July 1956
Previously on the dark sea ice: Their first expedition in the dark winter was a dangerous journey on the treacherous sea ice high way, to find a group of island that Douglas Mawson found in 1930. Dark omens snapped at their heels as they set out. They found the islands and turned for home. Camped at the top of the cliff, with the dogs below them, they heard the sea ice break. After trialling a new technique of getting the dogs to the top of the cliff, they eventually returned to their tent on the cliff face while the dogs ate beside them. …
At midday, the sun appeared, but the barometer plunged dramatically. A four-inch swell rocked the ice, and the tide crack grew wider.
Syd was confident that the full moon’s light was sufficient for navigation, and so they lowered the dogs down, one by one, and staked them on the shifting ice shoulder.
It was not easy to build an ice bridge across the six-feet-wide gap, but it was an even greater challenge to convince the huskies that this wasn’t another example of human treachery. Eventually, at three in the afternoon, the three men and six dogs crossed the ice bridge and left the island.
They “made good time for the first seventy minutes (six miles) but were then slowed by an increase in the wind.” There was still some light from the moon, and after two hours they had made ten miles.
They stopped for a block of chocolate and to rest the dogs. Nils was stiff; his feet were sore; and his face was frostbitten. He rode in the sledge for the next four and a half miles as they pressed onwards towards Welch Island in a steady fifty-knot wind directly into their faces. They arrived at Welch an hour later.
Calculating that they could cover the remaining six miles in the three hours it would have taken to pitch camp, they decided to push onwards to Mawson. “Fate had one more nudge in the ribs for us. About a mile past Welch we ran into heavy sastrugi.”

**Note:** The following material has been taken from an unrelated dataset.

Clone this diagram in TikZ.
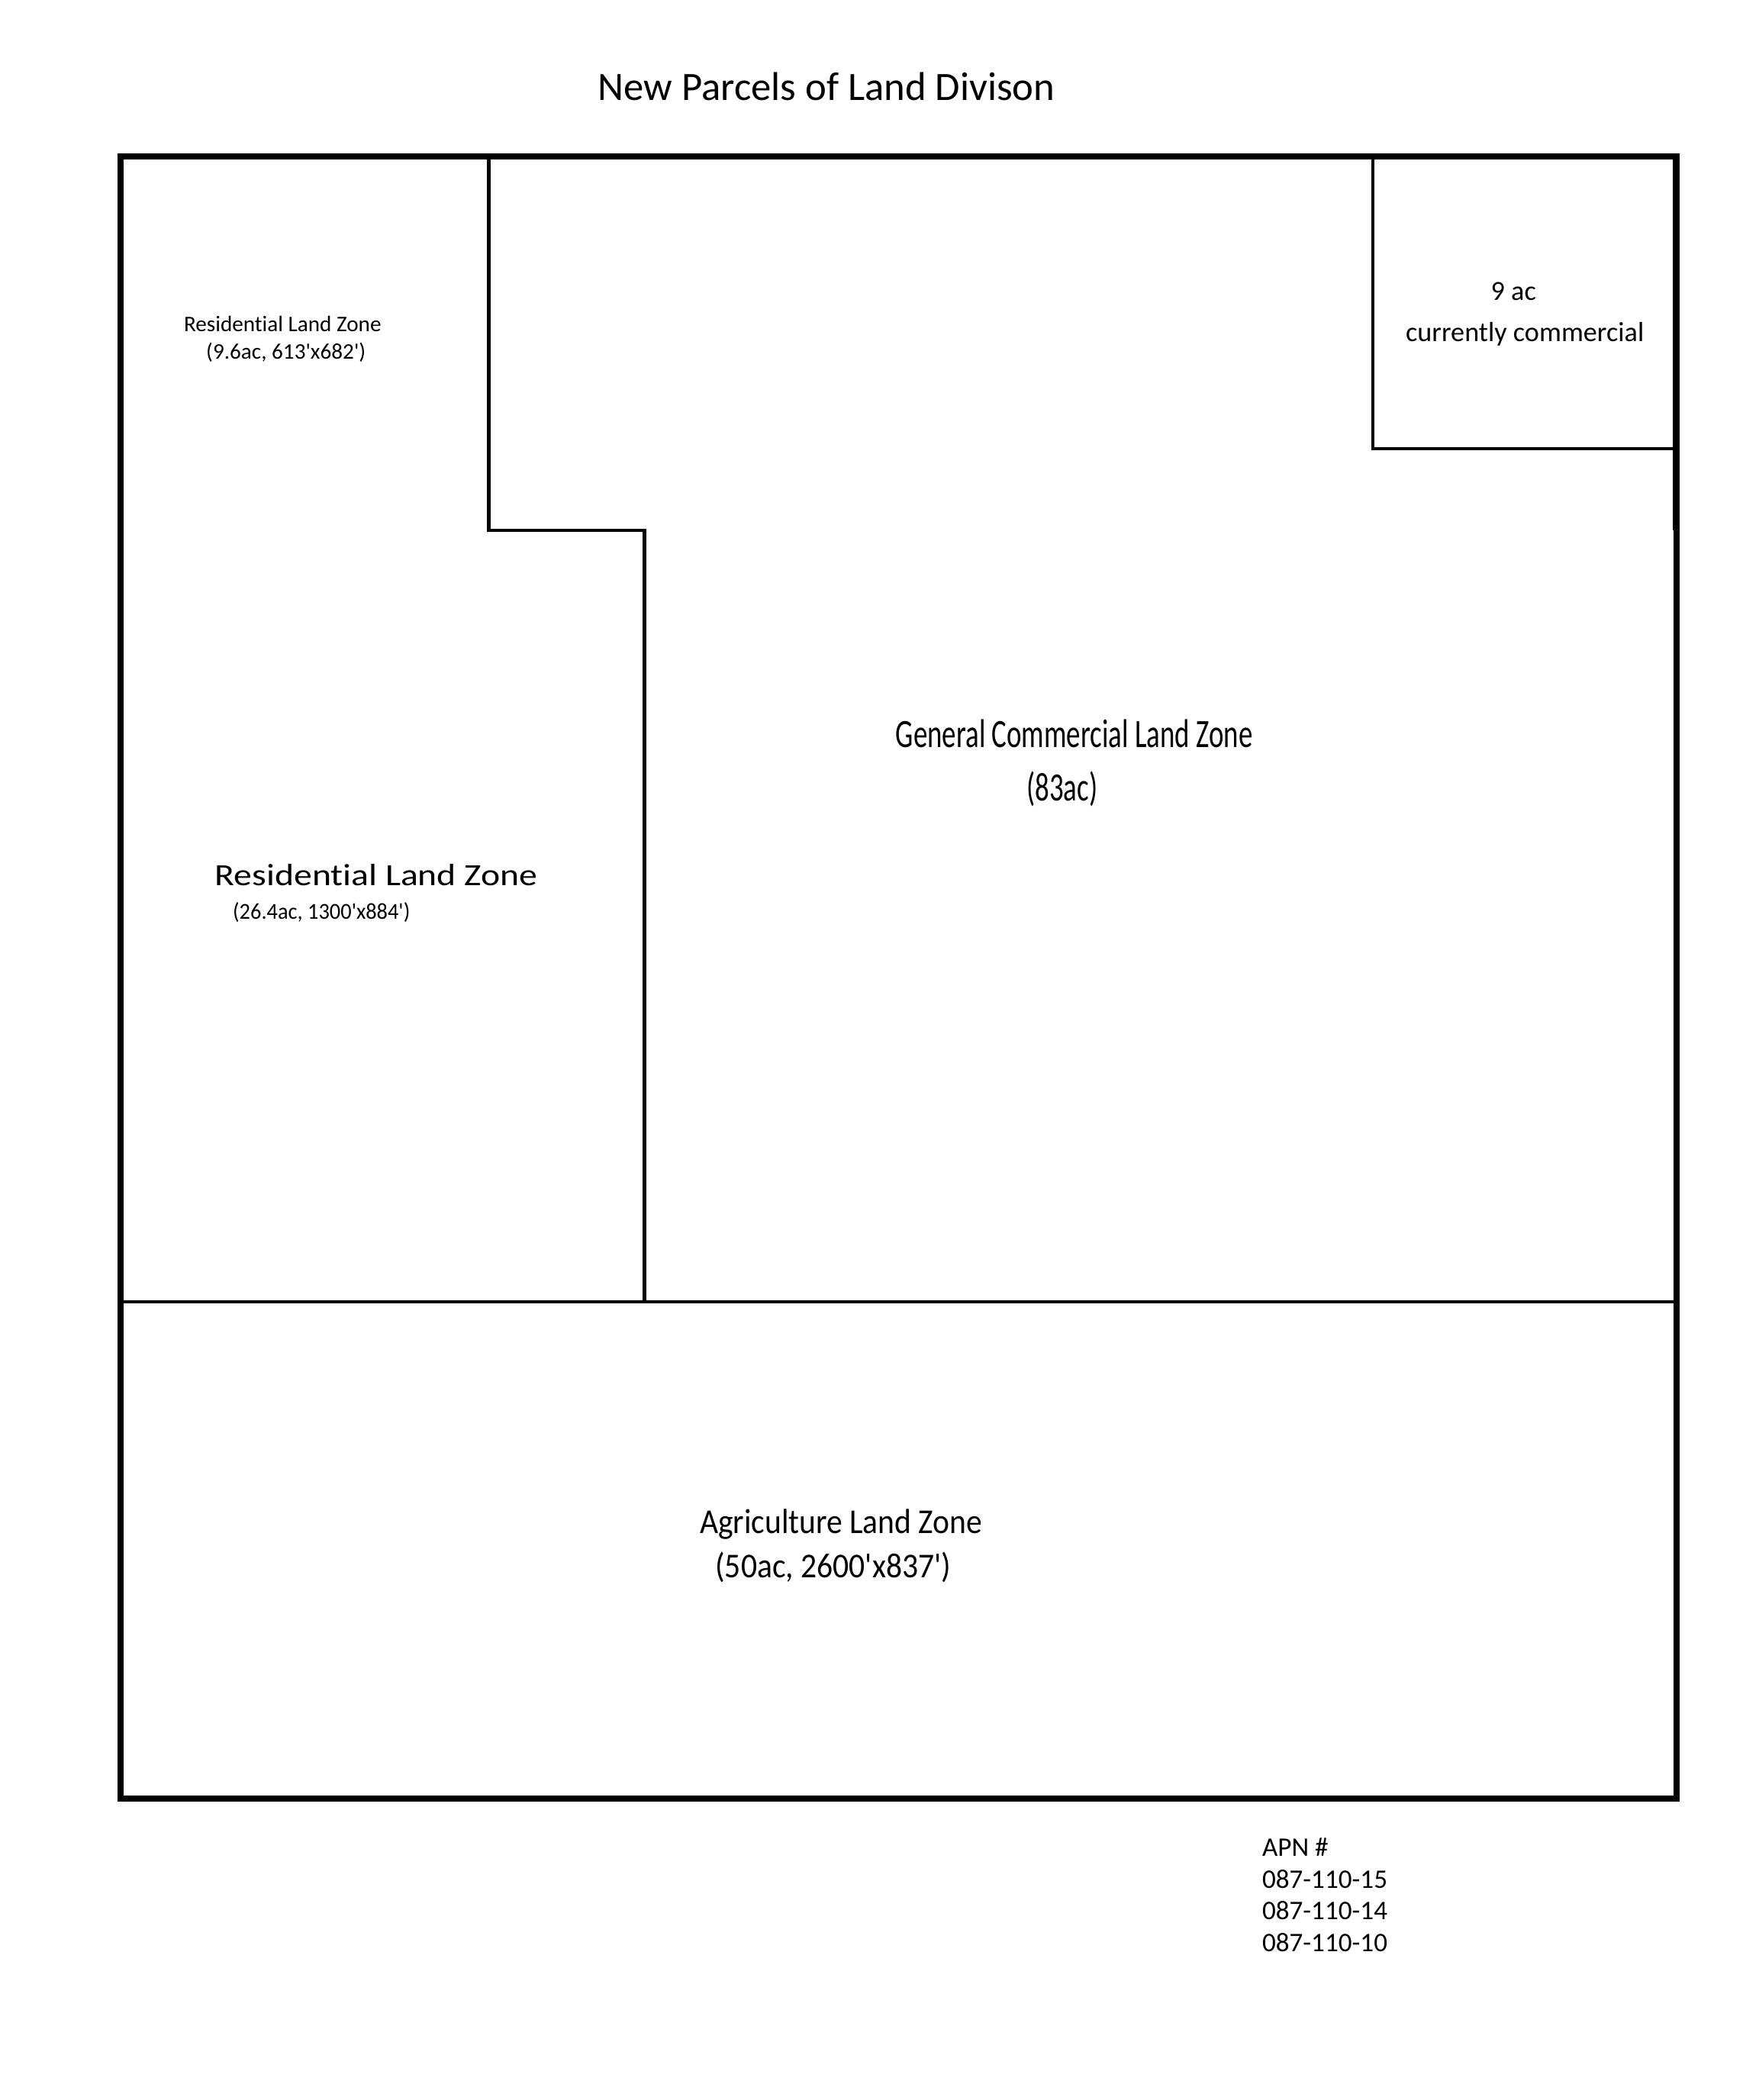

There were no records of high, ramped-up rolls of hard snow on sea ice, and yet they were confronted with: “stumbling, tumbling backside over breakfast sastrugi.” The dogs could hardly see over the high piles, and the exhausted men could barely keep on their feet, but they pushed themselves through hours of horrible effort to be rewarded the next day as they stumbled into Mawson, in serious need of reassurance of their sanity.